--- Start ---
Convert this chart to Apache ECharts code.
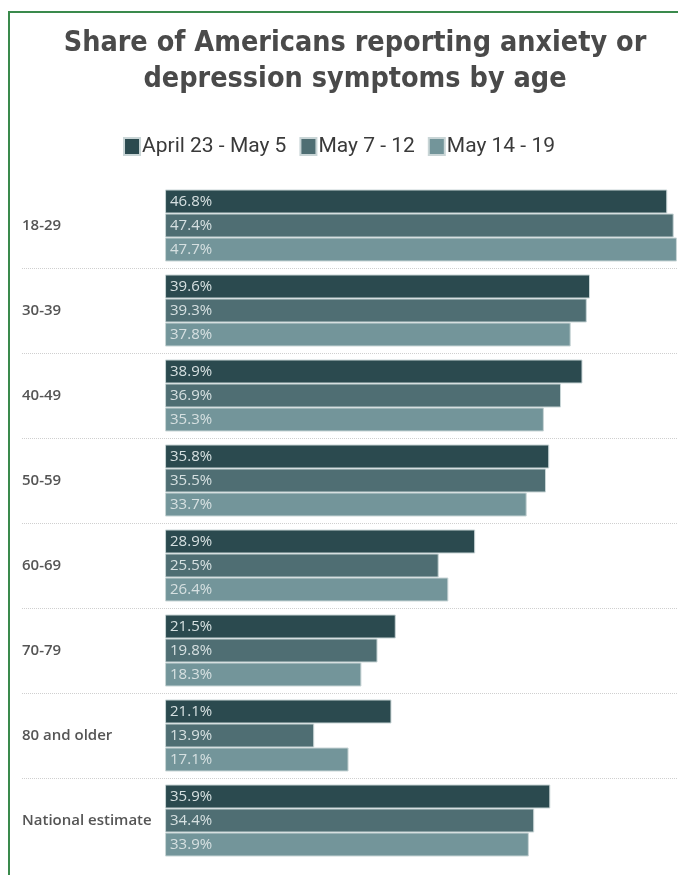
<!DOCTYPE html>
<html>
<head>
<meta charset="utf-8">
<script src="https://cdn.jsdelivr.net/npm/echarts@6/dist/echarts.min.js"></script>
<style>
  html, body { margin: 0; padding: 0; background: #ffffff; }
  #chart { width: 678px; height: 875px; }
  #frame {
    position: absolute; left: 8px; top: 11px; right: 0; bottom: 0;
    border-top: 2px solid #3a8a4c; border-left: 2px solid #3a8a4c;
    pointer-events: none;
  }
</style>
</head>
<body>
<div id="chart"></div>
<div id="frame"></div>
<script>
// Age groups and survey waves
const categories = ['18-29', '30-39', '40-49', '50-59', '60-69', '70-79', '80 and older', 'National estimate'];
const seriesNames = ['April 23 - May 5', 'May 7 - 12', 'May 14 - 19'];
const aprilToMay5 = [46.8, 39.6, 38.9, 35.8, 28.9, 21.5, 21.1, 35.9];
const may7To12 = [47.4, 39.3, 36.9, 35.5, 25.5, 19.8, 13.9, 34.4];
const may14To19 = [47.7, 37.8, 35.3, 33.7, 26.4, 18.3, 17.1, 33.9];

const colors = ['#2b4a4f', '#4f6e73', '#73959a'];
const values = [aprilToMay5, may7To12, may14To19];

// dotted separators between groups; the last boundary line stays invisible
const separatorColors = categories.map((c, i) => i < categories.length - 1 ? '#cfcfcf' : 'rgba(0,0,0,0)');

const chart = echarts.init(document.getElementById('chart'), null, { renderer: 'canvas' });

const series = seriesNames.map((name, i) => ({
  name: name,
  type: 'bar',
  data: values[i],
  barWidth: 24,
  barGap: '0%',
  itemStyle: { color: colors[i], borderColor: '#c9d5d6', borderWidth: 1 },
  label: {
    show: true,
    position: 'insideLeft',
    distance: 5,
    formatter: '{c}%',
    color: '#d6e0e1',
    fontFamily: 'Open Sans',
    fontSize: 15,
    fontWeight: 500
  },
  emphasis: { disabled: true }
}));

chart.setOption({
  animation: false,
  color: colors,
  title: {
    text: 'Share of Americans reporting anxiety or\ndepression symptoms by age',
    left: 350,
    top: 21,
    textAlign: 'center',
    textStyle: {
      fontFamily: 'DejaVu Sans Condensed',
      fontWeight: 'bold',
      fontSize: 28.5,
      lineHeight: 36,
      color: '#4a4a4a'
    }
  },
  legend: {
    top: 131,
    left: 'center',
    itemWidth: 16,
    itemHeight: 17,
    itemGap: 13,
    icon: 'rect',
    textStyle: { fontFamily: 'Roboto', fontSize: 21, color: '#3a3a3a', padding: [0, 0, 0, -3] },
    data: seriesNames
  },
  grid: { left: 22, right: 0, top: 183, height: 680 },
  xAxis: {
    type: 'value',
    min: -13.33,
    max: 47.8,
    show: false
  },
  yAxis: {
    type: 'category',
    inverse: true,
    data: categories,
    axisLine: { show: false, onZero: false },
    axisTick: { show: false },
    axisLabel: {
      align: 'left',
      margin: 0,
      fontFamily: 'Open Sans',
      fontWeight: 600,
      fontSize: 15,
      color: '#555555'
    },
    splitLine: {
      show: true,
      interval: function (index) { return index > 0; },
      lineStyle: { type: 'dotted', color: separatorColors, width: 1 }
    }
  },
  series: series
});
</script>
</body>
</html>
--- End ---
• EXERCISE DESCRIPTION
Send back the data above word for word, with the pictures left out.

• ANSWER IN FULL
Convert this chart to Apache ECharts code.
<!DOCTYPE html>
<html>
<head>
<meta charset="utf-8">
<script src="https://cdn.jsdelivr.net/npm/echarts@6/dist/echarts.min.js"></script>
<style>
  html, body { margin: 0; padding: 0; background: #ffffff; }
  #chart { width: 678px; height: 875px; }
  #frame {
    position: absolute; left: 8px; top: 11px; right: 0; bottom: 0;
    border-top: 2px solid #3a8a4c; border-left: 2px solid #3a8a4c;
    pointer-events: none;
  }
</style>
</head>
<body>
<div id="chart"></div>
<div id="frame"></div>
<script>
// Age groups and survey waves
const categories = ['18-29', '30-39', '40-49', '50-59', '60-69', '70-79', '80 and older', 'National estimate'];
const seriesNames = ['April 23 - May 5', 'May 7 - 12', 'May 14 - 19'];
const aprilToMay5 = [46.8, 39.6, 38.9, 35.8, 28.9, 21.5, 21.1, 35.9];
const may7To12 = [47.4, 39.3, 36.9, 35.5, 25.5, 19.8, 13.9, 34.4];
const may14To19 = [47.7, 37.8, 35.3, 33.7, 26.4, 18.3, 17.1, 33.9];

const colors = ['#2b4a4f', '#4f6e73', '#73959a'];
const values = [aprilToMay5, may7To12, may14To19];

// dotted separators between groups; the last boundary line stays invisible
const separatorColors = categories.map((c, i) => i < categories.length - 1 ? '#cfcfcf' : 'rgba(0,0,0,0)');

const chart = echarts.init(document.getElementById('chart'), null, { renderer: 'canvas' });

const series = seriesNames.map((name, i) => ({
  name: name,
  type: 'bar',
  data: values[i],
  barWidth: 24,
  barGap: '0%',
  itemStyle: { color: colors[i], borderColor: '#c9d5d6', borderWidth: 1 },
  label: {
    show: true,
    position: 'insideLeft',
    distance: 5,
    formatter: '{c}%',
    color: '#d6e0e1',
    fontFamily: 'Open Sans',
    fontSize: 15,
    fontWeight: 500
  },
  emphasis: { disabled: true }
}));

chart.setOption({
  animation: false,
  color: colors,
  title: {
    text: 'Share of Americans reporting anxiety or\ndepression symptoms by age',
    left: 350,
    top: 21,
    textAlign: 'center',
    textStyle: {
      fontFamily: 'DejaVu Sans Condensed',
      fontWeight: 'bold',
      fontSize: 28.5,
      lineHeight: 36,
      color: '#4a4a4a'
    }
  },
  legend: {
    top: 131,
    left: 'center',
    itemWidth: 16,
    itemHeight: 17,
    itemGap: 13,
    icon: 'rect',
    textStyle: { fontFamily: 'Roboto', fontSize: 21, color: '#3a3a3a', padding: [0, 0, 0, -3] },
    data: seriesNames
  },
  grid: { left: 22, right: 0, top: 183, height: 680 },
  xAxis: {
    type: 'value',
    min: -13.33,
    max: 47.8,
    show: false
  },
  yAxis: {
    type: 'category',
    inverse: true,
    data: categories,
    axisLine: { show: false, onZero: false },
    axisTick: { show: false },
    axisLabel: {
      align: 'left',
      margin: 0,
      fontFamily: 'Open Sans',
      fontWeight: 600,
      fontSize: 15,
      color: '#555555'
    },
    splitLine: {
      show: true,
      interval: function (index) { return index > 0; },
      lineStyle: { type: 'dotted', color: separatorColors, width: 1 }
    }
  },
  series: series
});
</script>
</body>
</html>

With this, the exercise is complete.